Mr Rampton further argued that the fact that Ms Hermitage replied more than once to the attack deprives her of privilege. He was unable to find a case in this jurisdiction which has so held as a matter of law, but he cited a first-instance decision from Western Australia, Heytesbury Holdings Pty Ltd v City of Subiaco and Costa [1998] WASC 183. The defendant council, under attack from the claimants, had responded in newspaper articles of 13 and 15 March 1996. They then issued a news release to similar effect on 20 March 2006. Steytler J held (at p 83): “In those circumstances it seems to me not to be open to the defendants to contend that the purpose of the news release on 20 March 1996 was that of vindicating their character or actions.
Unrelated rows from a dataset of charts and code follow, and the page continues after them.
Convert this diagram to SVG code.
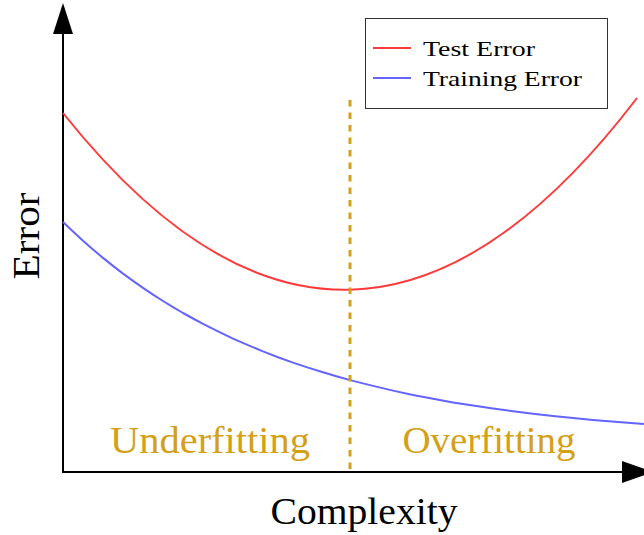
<svg xmlns="http://www.w3.org/2000/svg" width="644" height="535" viewBox="0 0 644 535">
  <style>
    .axis { stroke: #000; stroke-width: 2; fill: none; }
    .head { fill: #000; stroke: none; }
    .curve { fill: none; stroke-width: 2; stroke-linejoin: round; }
    .test { stroke: #ff3a3a; }
    .train { stroke: #6464ff; }
    .divider { stroke: #d4a017; stroke-width: 3; stroke-dasharray: 6.5 6; fill: none; }
    .region { font-family: "Liberation Serif", "DejaVu Serif", serif; font-size: 37px; fill: #d4a017; text-anchor: middle; }
    .label { font-family: "Liberation Serif", "DejaVu Serif", serif; font-size: 37px; fill: #000; text-anchor: middle; }
    .legend-text { font-family: "Liberation Serif", "DejaVu Serif", serif; font-size: 22px; fill: #000; }
  </style>

  <rect width="644" height="535" fill="#fff"/>

  <!-- axes -->
  <g id="axes">
    <line class="axis" x1="63" y1="472" x2="63" y2="30"/>
    <polygon class="head" points="63,3 53,34 73,34"/>
    <line class="axis" x1="62" y1="472" x2="626" y2="472"/>
    <polygon class="head" points="653,472 622,461 622,483"/>
  </g>

  <!-- error curves -->
  <g id="connectors">
    <path id="test-error" class="curve test" d="M63,113 Q350,474 637,98"/>
    <path id="training-error" class="curve train" d="M63,222 L73,231.5 L83,240.8 L93,249.5 L103,257.9 L113,265.9 L123,273.6 L133,280.9 L143,287.9 L153,294.6 L163,301 L173,307.1 L183,313 L193,318.5 L203,323.9 L218,331.4 L233,338.6 L248,345.2 L263,351.4 L278,357.2 L293,362.6 L308,367.6 L323,372.3 L338,376.7 L353,380.9 L373,385.9 L393,390.6 L413,394.9 L433,398.8 L453,402.4 L473,405.6 L493,408.6 L513,411.2 L533,413.7 L553,416 L573,418 L593,419.9 L618,422 L644,424"/>
    <line id="divider" class="divider" x1="350" y1="100" x2="350" y2="470"/>
  </g>

  <!-- region labels -->
  <g id="underfitting">
    <text class="region" x="210" y="453" textLength="200" lengthAdjust="spacingAndGlyphs">Underfitting</text>
  </g>
  <g id="overfitting">
    <text class="region" x="489" y="453" textLength="173" lengthAdjust="spacingAndGlyphs">Overfitting</text>
  </g>

  <!-- axis labels -->
  <g id="x-label">
    <text class="label" x="364" y="524" textLength="187" lengthAdjust="spacingAndGlyphs">Complexity</text>
  </g>
  <g id="y-label">
    <text class="label" transform="translate(39,236) rotate(-90)" x="0" y="0" textLength="87" lengthAdjust="spacingAndGlyphs">Error</text>
  </g>

  <!-- legend -->
  <g id="legend">
    <rect x="365.5" y="18.5" width="242" height="90" fill="#fff" stroke="#333" stroke-width="1"/>
    <line class="curve test" x1="373" y1="48" x2="411" y2="48"/>
    <text class="legend-text" x="423" y="56" textLength="112" lengthAdjust="spacingAndGlyphs">Test Error</text>
    <line class="curve train" x1="373" y1="78" x2="411" y2="78"/>
    <text class="legend-text" x="423" y="86" textLength="159" lengthAdjust="spacingAndGlyphs">Training Error</text>
  </g>
</svg>
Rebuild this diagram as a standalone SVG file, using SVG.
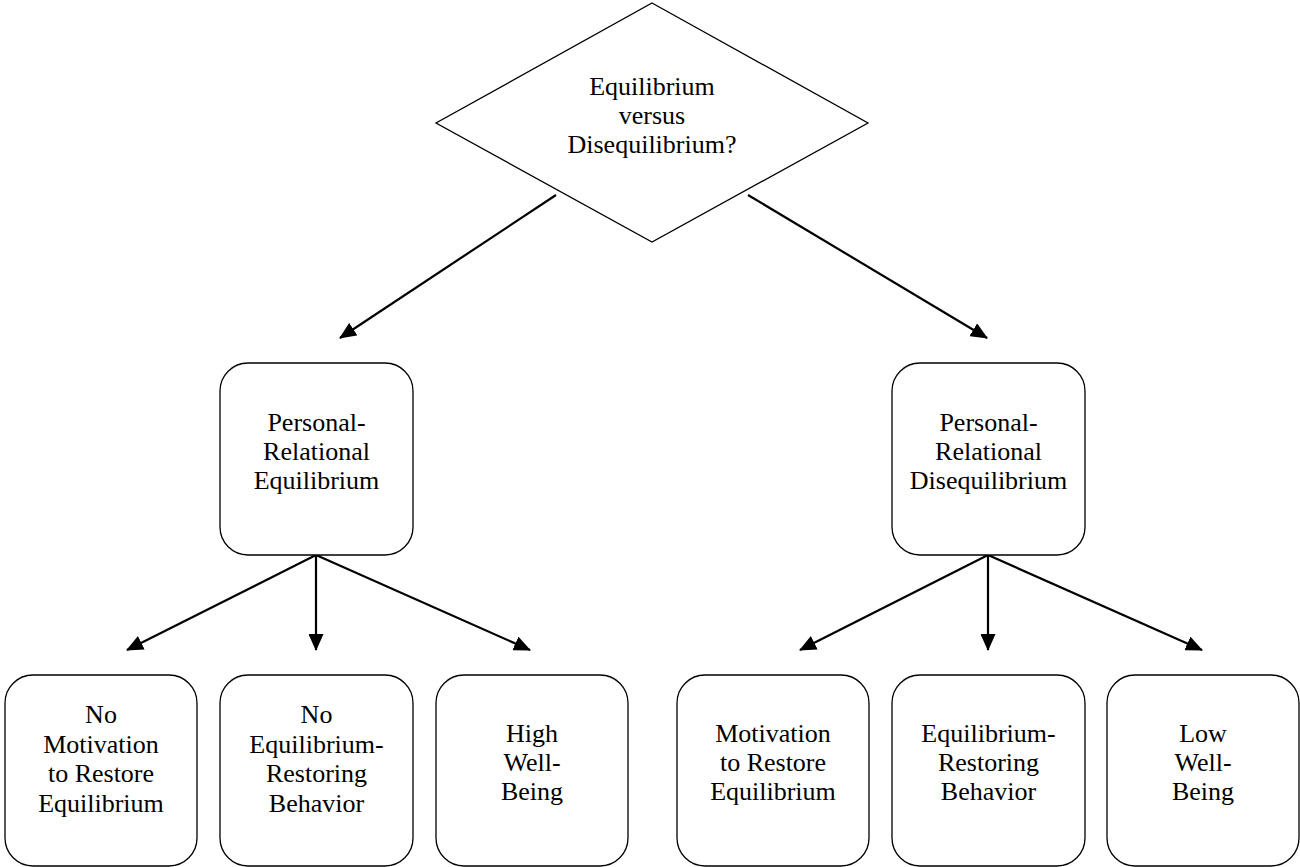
<svg xmlns="http://www.w3.org/2000/svg" width="1300" height="867" viewBox="0 0 1300 867">
<style>
.box{fill:#fff;stroke:#000;stroke-width:1.3}
.dia{fill:#fff;stroke:#000;stroke-width:1.3}
.t{font-family:"Liberation Serif","Times New Roman",serif;font-size:26px;fill:#000;text-anchor:middle}
.arr{stroke:#000;stroke-width:2.2;fill:none;marker-end:url(#ah)}
</style>
<defs>
<marker id="ah" markerUnits="userSpaceOnUse" markerWidth="17" markerHeight="15" viewBox="0 0 17 15" refX="16" refY="7.5" orient="auto">
<path d="M0,0 L17,7.5 L0,15 z" fill="#000"/>
</marker>
</defs>
<rect width="1300" height="867" fill="#fff"/>
<g id="connectors">
<line class="arr" x1="556" y1="195" x2="340" y2="338"/>
<line class="arr" x1="748" y1="195" x2="987" y2="338"/>
<line class="arr" x1="316" y1="555" x2="127" y2="650"/>
<line class="arr" x1="316" y1="555" x2="316" y2="650"/>
<line class="arr" x1="316" y1="555" x2="530" y2="650"/>
<line class="arr" x1="988" y1="555" x2="800" y2="650"/>
<line class="arr" x1="988" y1="555" x2="988" y2="650"/>
<line class="arr" x1="988" y1="555" x2="1202" y2="650"/>
</g>
<g id="decision">
<polygon class="dia" points="652,3 868,123 652,242 436,123"/>
<text class="t" x="652" y="95">Equilibrium</text>
<text class="t" x="652" y="124">versus</text>
<text class="t" x="652" y="153">Disequilibrium?</text>
</g>
<g id="equilibrium">
<rect class="box" x="220" y="363" width="193" height="192" rx="28" ry="28"/>
<text class="t" x="316.5" y="431">Personal-</text>
<text class="t" x="316.5" y="460">Relational</text>
<text class="t" x="316.5" y="489">Equilibrium</text>
</g>
<g id="disequilibrium">
<rect class="box" x="892" y="363" width="193" height="192" rx="28" ry="28"/>
<text class="t" x="988.5" y="431">Personal-</text>
<text class="t" x="988.5" y="460">Relational</text>
<text class="t" x="988.5" y="489">Disequilibrium</text>
</g>
<g id="no-motivation">
<rect class="box" x="5" y="675" width="192" height="191" rx="28" ry="28"/>
<text class="t" x="101" y="723">No</text>
<text class="t" x="101" y="753">Motivation</text>
<text class="t" x="101" y="782">to Restore</text>
<text class="t" x="101" y="812">Equilibrium</text>
</g>
<g id="no-behavior">
<rect class="box" x="220" y="675" width="193" height="191" rx="28" ry="28"/>
<text class="t" x="316.5" y="723">No</text>
<text class="t" x="316.5" y="753">Equilibrium-</text>
<text class="t" x="316.5" y="782">Restoring</text>
<text class="t" x="316.5" y="812">Behavior</text>
</g>
<g id="high-wellbeing">
<rect class="box" x="436" y="675" width="192" height="191" rx="28" ry="28"/>
<text class="t" x="532" y="742">High</text>
<text class="t" x="532" y="771">Well-</text>
<text class="t" x="532" y="800">Being</text>
</g>
<g id="motivation">
<rect class="box" x="677" y="675" width="192" height="191" rx="28" ry="28"/>
<text class="t" x="773" y="742">Motivation</text>
<text class="t" x="773" y="771">to Restore</text>
<text class="t" x="773" y="800">Equilibrium</text>
</g>
<g id="behavior">
<rect class="box" x="892" y="675" width="193" height="191" rx="28" ry="28"/>
<text class="t" x="988.5" y="742">Equilibrium-</text>
<text class="t" x="988.5" y="771">Restoring</text>
<text class="t" x="988.5" y="800">Behavior</text>
</g>
<g id="low-wellbeing">
<rect class="box" x="1107" y="675" width="192" height="191" rx="28" ry="28"/>
<text class="t" x="1203" y="742">Low</text>
<text class="t" x="1203" y="771">Well-</text>
<text class="t" x="1203" y="800">Being</text>
</g>
</svg>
Their position had by then been set out in the preceding newspaper reports…..The news release was merely a further shot in the battle, which shot had been provoked, to some extent at least, by the 13 March article. It did nothing new in order to vindicate the character or actions of the City or Mr Costa.”

103.

If Steytler J was intending to lay down a rule of law that the person replying to the attack only has one “shot” in response to each salvo from the attacker, I respectfully disagree. In my view it is a question of fact whether the defamatory statement complained of is a reply to an attack; and, if it is, whether it is reasonable, proportionate and relevant. Ms Hermitage did indeed publish a number of entries on her website over a period of about 18 months (I accept Mr Rampton’s submission that the articles published before December 2009 can be taken into account for this purpose even though they are statute-barred); and in addition she sent one email to Mr Ba, and one to every Bishop of the Lutheran Church. They were a reasonable, proportionate and relevant response to the campaign waged against Mr Middleton in IPP publications over a period of several months. Indeed, the reply was in my view measured, even restrained, when compared with the attack.

104.

As I have already found in relation to justification, Ms Hermitage was not guilty of malice in publishing any of the articles or emails.

105.

The defence of qualified privilege therefore succeeds on the grounds of reply to attack. It is unnecessary to consider whether it would also have succeeded on the grounds of a reciprocal interest and duty between Ms Hermitage and her readers.

106.

Mr Mengi is evidently highly sensitive to criticism, perhaps because he is not used to it. But this case recalls to mind the old French nursery rhyme:

Cet animal est tres méchant;

Quand on l’attaque, il se défend.

Conclusion

107.

I find for the Defendant on both justification and qualified privilege. Mr Mengi’s claim is dismissed.